Micronesia
Rebels held this black volcanic plug against German forces — the Pacific's forgotten uprising of 1910.
The volcanic plug rises from the harbour like a clenched fist — 250 metres of sheer black basalt, its face streaked with rain channels and capped with wind-bent scrub. The trail begins in thick jungle and ends in open sky, and the view from the summit pulls in the entire lagoon, the reef edge, and the distant silhouette of Nan Madol's islets. Sokehs Rock on Pohnpei is Micronesia's most dramatic scramble, and its darkest colonial scar.

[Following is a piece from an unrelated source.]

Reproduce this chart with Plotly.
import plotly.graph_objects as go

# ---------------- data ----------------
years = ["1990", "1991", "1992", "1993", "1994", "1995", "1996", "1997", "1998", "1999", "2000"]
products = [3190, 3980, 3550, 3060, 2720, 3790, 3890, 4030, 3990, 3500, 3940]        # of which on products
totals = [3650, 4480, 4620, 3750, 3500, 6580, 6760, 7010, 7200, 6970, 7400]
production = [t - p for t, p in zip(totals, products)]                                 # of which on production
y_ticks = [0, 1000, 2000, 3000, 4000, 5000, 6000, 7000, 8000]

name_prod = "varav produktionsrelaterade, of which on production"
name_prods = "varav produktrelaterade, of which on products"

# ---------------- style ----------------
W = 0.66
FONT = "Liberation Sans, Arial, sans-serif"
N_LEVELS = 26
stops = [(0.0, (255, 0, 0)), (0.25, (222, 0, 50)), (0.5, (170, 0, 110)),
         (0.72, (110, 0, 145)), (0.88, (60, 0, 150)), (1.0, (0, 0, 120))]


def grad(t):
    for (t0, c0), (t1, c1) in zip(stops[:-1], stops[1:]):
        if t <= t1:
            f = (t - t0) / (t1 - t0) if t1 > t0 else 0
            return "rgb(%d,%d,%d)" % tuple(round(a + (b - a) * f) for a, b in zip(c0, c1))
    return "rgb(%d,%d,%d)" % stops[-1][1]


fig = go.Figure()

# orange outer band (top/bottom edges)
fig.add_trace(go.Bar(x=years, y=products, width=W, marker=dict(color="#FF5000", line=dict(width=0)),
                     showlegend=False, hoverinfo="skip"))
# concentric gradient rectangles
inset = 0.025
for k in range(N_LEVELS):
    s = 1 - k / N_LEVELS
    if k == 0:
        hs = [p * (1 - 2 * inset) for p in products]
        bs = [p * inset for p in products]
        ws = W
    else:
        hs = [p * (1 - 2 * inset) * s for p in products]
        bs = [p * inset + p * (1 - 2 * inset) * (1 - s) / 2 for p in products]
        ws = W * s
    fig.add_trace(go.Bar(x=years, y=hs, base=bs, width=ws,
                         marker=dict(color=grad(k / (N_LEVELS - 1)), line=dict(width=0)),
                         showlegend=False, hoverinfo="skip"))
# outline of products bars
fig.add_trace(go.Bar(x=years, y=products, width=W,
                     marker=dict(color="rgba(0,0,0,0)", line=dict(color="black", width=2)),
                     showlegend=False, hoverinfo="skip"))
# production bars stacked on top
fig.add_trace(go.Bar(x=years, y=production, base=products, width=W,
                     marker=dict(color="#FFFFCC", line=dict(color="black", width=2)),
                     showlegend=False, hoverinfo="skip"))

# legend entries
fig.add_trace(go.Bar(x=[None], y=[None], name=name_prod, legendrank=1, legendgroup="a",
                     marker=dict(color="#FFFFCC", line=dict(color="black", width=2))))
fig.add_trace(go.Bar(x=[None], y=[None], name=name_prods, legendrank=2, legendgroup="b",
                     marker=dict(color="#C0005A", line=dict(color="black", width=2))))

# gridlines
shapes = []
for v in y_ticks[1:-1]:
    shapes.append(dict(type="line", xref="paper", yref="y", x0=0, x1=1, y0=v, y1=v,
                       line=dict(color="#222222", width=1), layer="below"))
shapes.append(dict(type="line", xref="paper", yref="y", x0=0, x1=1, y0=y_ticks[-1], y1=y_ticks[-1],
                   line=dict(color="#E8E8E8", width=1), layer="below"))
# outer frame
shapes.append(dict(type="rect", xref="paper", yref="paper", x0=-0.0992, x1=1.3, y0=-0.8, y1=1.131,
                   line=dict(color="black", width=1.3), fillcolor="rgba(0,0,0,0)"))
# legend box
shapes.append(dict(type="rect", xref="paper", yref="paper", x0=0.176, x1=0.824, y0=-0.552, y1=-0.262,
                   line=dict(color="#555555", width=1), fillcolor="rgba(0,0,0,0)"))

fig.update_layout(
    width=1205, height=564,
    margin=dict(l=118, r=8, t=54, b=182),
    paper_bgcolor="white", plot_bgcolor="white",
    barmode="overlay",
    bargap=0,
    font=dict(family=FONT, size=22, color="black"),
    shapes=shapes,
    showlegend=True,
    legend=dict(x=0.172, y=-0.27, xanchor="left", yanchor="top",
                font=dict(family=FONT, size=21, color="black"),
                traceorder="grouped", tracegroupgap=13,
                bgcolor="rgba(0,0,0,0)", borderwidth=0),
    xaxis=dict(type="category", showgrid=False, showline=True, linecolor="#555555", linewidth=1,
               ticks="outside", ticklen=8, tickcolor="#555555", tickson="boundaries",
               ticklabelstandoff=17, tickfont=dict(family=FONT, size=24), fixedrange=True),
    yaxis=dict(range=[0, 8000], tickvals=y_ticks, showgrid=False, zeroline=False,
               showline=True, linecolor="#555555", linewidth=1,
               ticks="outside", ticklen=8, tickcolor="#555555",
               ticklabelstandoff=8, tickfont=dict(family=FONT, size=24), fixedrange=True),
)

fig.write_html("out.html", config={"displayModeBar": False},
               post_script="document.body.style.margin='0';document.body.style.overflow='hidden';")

In 1910, Sokehs warriors launched a rebellion against the German colonial administration, killing the colonial governor and retreating to the rock's summit. German forces suppressed the uprising and executed its leaders on the slopes — the site where they fell is still marked. In the aftermath, the entire Sokehs clan was exiled to Palau, returning only after World War I ended German rule. The scramble to the summit takes under two hours and follows old colonial paths now reclaimed by secondary jungle, with no signage or handrails. At the top, the panorama spans Pohnpei's lagoon, the outer reef, and the cloud-forest highlands. The descent traditionally ends with a sakau ceremony — the numbing, peppery root drink pounded on basalt and strained through hibiscus bark.
Solo
The scramble up Sokehs Rock is solitary by nature — no guided groups, no maintained trail, just route-finding through jungle and the growing weight of history as you climb. Solo travellers who want their physical effort to carry meaning will not find a better hike in Micronesia.
Couple
Tackling the scramble together and sharing the summit view — lagoon, reef, cloud forest — creates the kind of earned moment that a resort could never manufacture. The sakau ceremony after descent seals the day.
Friends
A group of friends who hike will find Sokehs Rock a shared challenge with genuine stakes — the route demands attention, the history adds gravity, and the panoramic reward at the top is best celebrated with people who just did the same climb.
Sakau served after the hike — the numbing peppery root drink pounded on basalt and strained through hibiscus bark.
Breadfruit roasted in banana leaves, its creamy flesh paired with fresh reef fish from the lagoon below.